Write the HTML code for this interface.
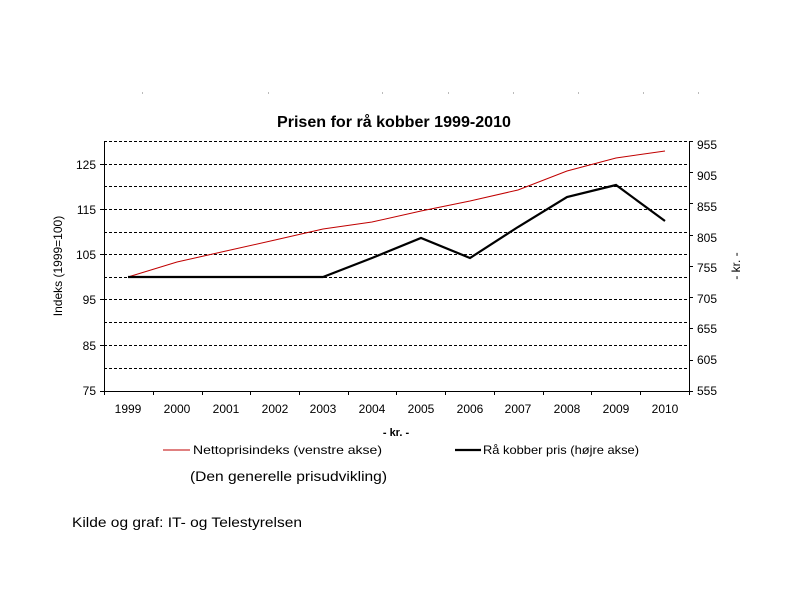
<!DOCTYPE html>
<html><head><style>body{margin:0;background:#fff}svg{display:block}text{font-family:"Liberation Sans",Arial,sans-serif}</style></head>
<body>
<svg width="800" height="600" xmlns="http://www.w3.org/2000/svg">
<rect width="800" height="600" fill="#fff"/>
<g fill="#bbb"><rect x="142" y="92" width="1" height="2"/><rect x="268" y="92" width="1" height="2"/><rect x="382" y="92" width="1" height="2"/><rect x="448" y="92" width="1" height="2"/><rect x="513" y="92" width="1" height="2"/><rect x="578" y="92" width="1" height="2"/><rect x="643" y="92" width="1" height="2"/><rect x="698" y="92" width="1" height="2"/></g>
<text x="277" y="127" font-size="16" font-weight="bold" textLength="234" lengthAdjust="spacingAndGlyphs">Prisen for rå kobber 1999-2010</text>
<g stroke="#000" stroke-width="1" stroke-dasharray="3,2">
<line x1="104" y1="141.5" x2="689" y2="141.5"/><line x1="104" y1="164.5" x2="689" y2="164.5"/><line x1="104" y1="186.5" x2="689" y2="186.5"/><line x1="104" y1="209.5" x2="689" y2="209.5"/><line x1="104" y1="232.5" x2="689" y2="232.5"/><line x1="104" y1="254.5" x2="689" y2="254.5"/><line x1="104" y1="277.5" x2="689" y2="277.5"/><line x1="104" y1="299.5" x2="689" y2="299.5"/><line x1="104" y1="322.5" x2="689" y2="322.5"/><line x1="104" y1="345.5" x2="689" y2="345.5"/><line x1="104" y1="368.5" x2="689" y2="368.5"/>
</g>
<g stroke="#000" stroke-width="1">
<line x1="104.5" y1="141" x2="104.5" y2="391"/><line x1="689.5" y1="141" x2="689.5" y2="391"/><line x1="104" y1="391.5" x2="690" y2="391.5"/>
<path d="M100 164.5h4M100 209.5h4M100 254.5h4M100 299.5h4M100 345.5h4M100 391.5h4"/>
<path d="M689 141.5h4M689 172.5h4M689 203.5h4M689 235.5h4M689 266.5h4M689 297.5h4M689 328.5h4M689 360.5h4M689 391.5h4"/>
<path d="M104.5 391v4M153.5 391v4M202.5 391v4M250.5 391v4M299.5 391v4M348.5 391v4M396.5 391v4M445.5 391v4M494.5 391v4M543.5 391v4M591.5 391v4M640.5 391v4M689.5 391v4"/>
</g>
<g font-size="12" text-anchor="end">
<text x="96" y="169">125</text><text x="96" y="214">115</text><text x="96" y="259">105</text><text x="96" y="304">95</text><text x="96" y="350">85</text><text x="96" y="395">75</text>
</g>
<g font-size="12">
<text x="697" y="149">955</text><text x="697" y="180">905</text><text x="697" y="211">855</text><text x="697" y="242">805</text><text x="697" y="272">755</text><text x="697" y="303">705</text><text x="697" y="333">655</text><text x="697" y="364">605</text><text x="697" y="395">555</text>
</g>
<g font-size="12" text-anchor="middle">
<text x="128" y="413">1999</text><text x="177" y="413">2000</text><text x="226" y="413">2001</text><text x="275" y="413">2002</text><text x="323" y="413">2003</text><text x="372" y="413">2004</text><text x="421" y="413">2005</text><text x="470" y="413">2006</text><text x="518" y="413">2007</text><text x="567" y="413">2008</text><text x="616" y="413">2009</text><text x="665" y="413">2010</text>
</g>
<text transform="translate(62,266) rotate(-90)" font-size="12" text-anchor="middle">Indeks (1999=100)</text>
<text transform="translate(740,266) rotate(-90)" font-size="12" text-anchor="middle">- kr. -</text>
<polyline fill="none" stroke="#c00000" stroke-width="1" points="128,277 177,262 226,251 275,240 323,229 372,222 421,211 470,201 518,190 567,171 616,158 665,151"/>
<polyline fill="none" stroke="#000" stroke-width="2.2" points="128,277 177,277 226,277 275,277 323,277 372,258 421,238 470,258 518,227 567,197 616,185 665,221"/>
<text x="396" y="436" font-size="11" font-weight="bold" text-anchor="middle">- kr. -</text>
<line x1="163" y1="450" x2="190" y2="450" stroke="#c00000" stroke-width="1"/>
<text x="193" y="454" font-size="12" textLength="189" lengthAdjust="spacingAndGlyphs">Nettoprisindeks (venstre akse)</text>
<line x1="455" y1="450" x2="481" y2="450" stroke="#000" stroke-width="2.2"/>
<text x="483" y="454" font-size="12" textLength="156" lengthAdjust="spacingAndGlyphs">Rå kobber pris (højre akse)</text>
<text x="190" y="481" font-size="14" textLength="197" lengthAdjust="spacingAndGlyphs">(Den generelle prisudvikling)</text>
<text x="72" y="527" font-size="14" textLength="230" lengthAdjust="spacingAndGlyphs">Kilde og graf: IT- og Telestyrelsen</text>
</svg>
</body></html>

**PROBLEM**:
Copy the listing over exactly, skipping the pictures it holds.

**RESULT**:
Write the HTML code for this interface.
<!DOCTYPE html>
<html><head><style>body{margin:0;background:#fff}svg{display:block}text{font-family:"Liberation Sans",Arial,sans-serif}</style></head>
<body>
<svg width="800" height="600" xmlns="http://www.w3.org/2000/svg">
<rect width="800" height="600" fill="#fff"/>
<g fill="#bbb"><rect x="142" y="92" width="1" height="2"/><rect x="268" y="92" width="1" height="2"/><rect x="382" y="92" width="1" height="2"/><rect x="448" y="92" width="1" height="2"/><rect x="513" y="92" width="1" height="2"/><rect x="578" y="92" width="1" height="2"/><rect x="643" y="92" width="1" height="2"/><rect x="698" y="92" width="1" height="2"/></g>
<text x="277" y="127" font-size="16" font-weight="bold" textLength="234" lengthAdjust="spacingAndGlyphs">Prisen for rå kobber 1999-2010</text>
<g stroke="#000" stroke-width="1" stroke-dasharray="3,2">
<line x1="104" y1="141.5" x2="689" y2="141.5"/><line x1="104" y1="164.5" x2="689" y2="164.5"/><line x1="104" y1="186.5" x2="689" y2="186.5"/><line x1="104" y1="209.5" x2="689" y2="209.5"/><line x1="104" y1="232.5" x2="689" y2="232.5"/><line x1="104" y1="254.5" x2="689" y2="254.5"/><line x1="104" y1="277.5" x2="689" y2="277.5"/><line x1="104" y1="299.5" x2="689" y2="299.5"/><line x1="104" y1="322.5" x2="689" y2="322.5"/><line x1="104" y1="345.5" x2="689" y2="345.5"/><line x1="104" y1="368.5" x2="689" y2="368.5"/>
</g>
<g stroke="#000" stroke-width="1">
<line x1="104.5" y1="141" x2="104.5" y2="391"/><line x1="689.5" y1="141" x2="689.5" y2="391"/><line x1="104" y1="391.5" x2="690" y2="391.5"/>
<path d="M100 164.5h4M100 209.5h4M100 254.5h4M100 299.5h4M100 345.5h4M100 391.5h4"/>
<path d="M689 141.5h4M689 172.5h4M689 203.5h4M689 235.5h4M689 266.5h4M689 297.5h4M689 328.5h4M689 360.5h4M689 391.5h4"/>
<path d="M104.5 391v4M153.5 391v4M202.5 391v4M250.5 391v4M299.5 391v4M348.5 391v4M396.5 391v4M445.5 391v4M494.5 391v4M543.5 391v4M591.5 391v4M640.5 391v4M689.5 391v4"/>
</g>
<g font-size="12" text-anchor="end">
<text x="96" y="169">125</text><text x="96" y="214">115</text><text x="96" y="259">105</text><text x="96" y="304">95</text><text x="96" y="350">85</text><text x="96" y="395">75</text>
</g>
<g font-size="12">
<text x="697" y="149">955</text><text x="697" y="180">905</text><text x="697" y="211">855</text><text x="697" y="242">805</text><text x="697" y="272">755</text><text x="697" y="303">705</text><text x="697" y="333">655</text><text x="697" y="364">605</text><text x="697" y="395">555</text>
</g>
<g font-size="12" text-anchor="middle">
<text x="128" y="413">1999</text><text x="177" y="413">2000</text><text x="226" y="413">2001</text><text x="275" y="413">2002</text><text x="323" y="413">2003</text><text x="372" y="413">2004</text><text x="421" y="413">2005</text><text x="470" y="413">2006</text><text x="518" y="413">2007</text><text x="567" y="413">2008</text><text x="616" y="413">2009</text><text x="665" y="413">2010</text>
</g>
<text transform="translate(62,266) rotate(-90)" font-size="12" text-anchor="middle">Indeks (1999=100)</text>
<text transform="translate(740,266) rotate(-90)" font-size="12" text-anchor="middle">- kr. -</text>
<polyline fill="none" stroke="#c00000" stroke-width="1" points="128,277 177,262 226,251 275,240 323,229 372,222 421,211 470,201 518,190 567,171 616,158 665,151"/>
<polyline fill="none" stroke="#000" stroke-width="2.2" points="128,277 177,277 226,277 275,277 323,277 372,258 421,238 470,258 518,227 567,197 616,185 665,221"/>
<text x="396" y="436" font-size="11" font-weight="bold" text-anchor="middle">- kr. -</text>
<line x1="163" y1="450" x2="190" y2="450" stroke="#c00000" stroke-width="1"/>
<text x="193" y="454" font-size="12" textLength="189" lengthAdjust="spacingAndGlyphs">Nettoprisindeks (venstre akse)</text>
<line x1="455" y1="450" x2="481" y2="450" stroke="#000" stroke-width="2.2"/>
<text x="483" y="454" font-size="12" textLength="156" lengthAdjust="spacingAndGlyphs">Rå kobber pris (højre akse)</text>
<text x="190" y="481" font-size="14" textLength="197" lengthAdjust="spacingAndGlyphs">(Den generelle prisudvikling)</text>
<text x="72" y="527" font-size="14" textLength="230" lengthAdjust="spacingAndGlyphs">Kilde og graf: IT- og Telestyrelsen</text>
</svg>
</body></html>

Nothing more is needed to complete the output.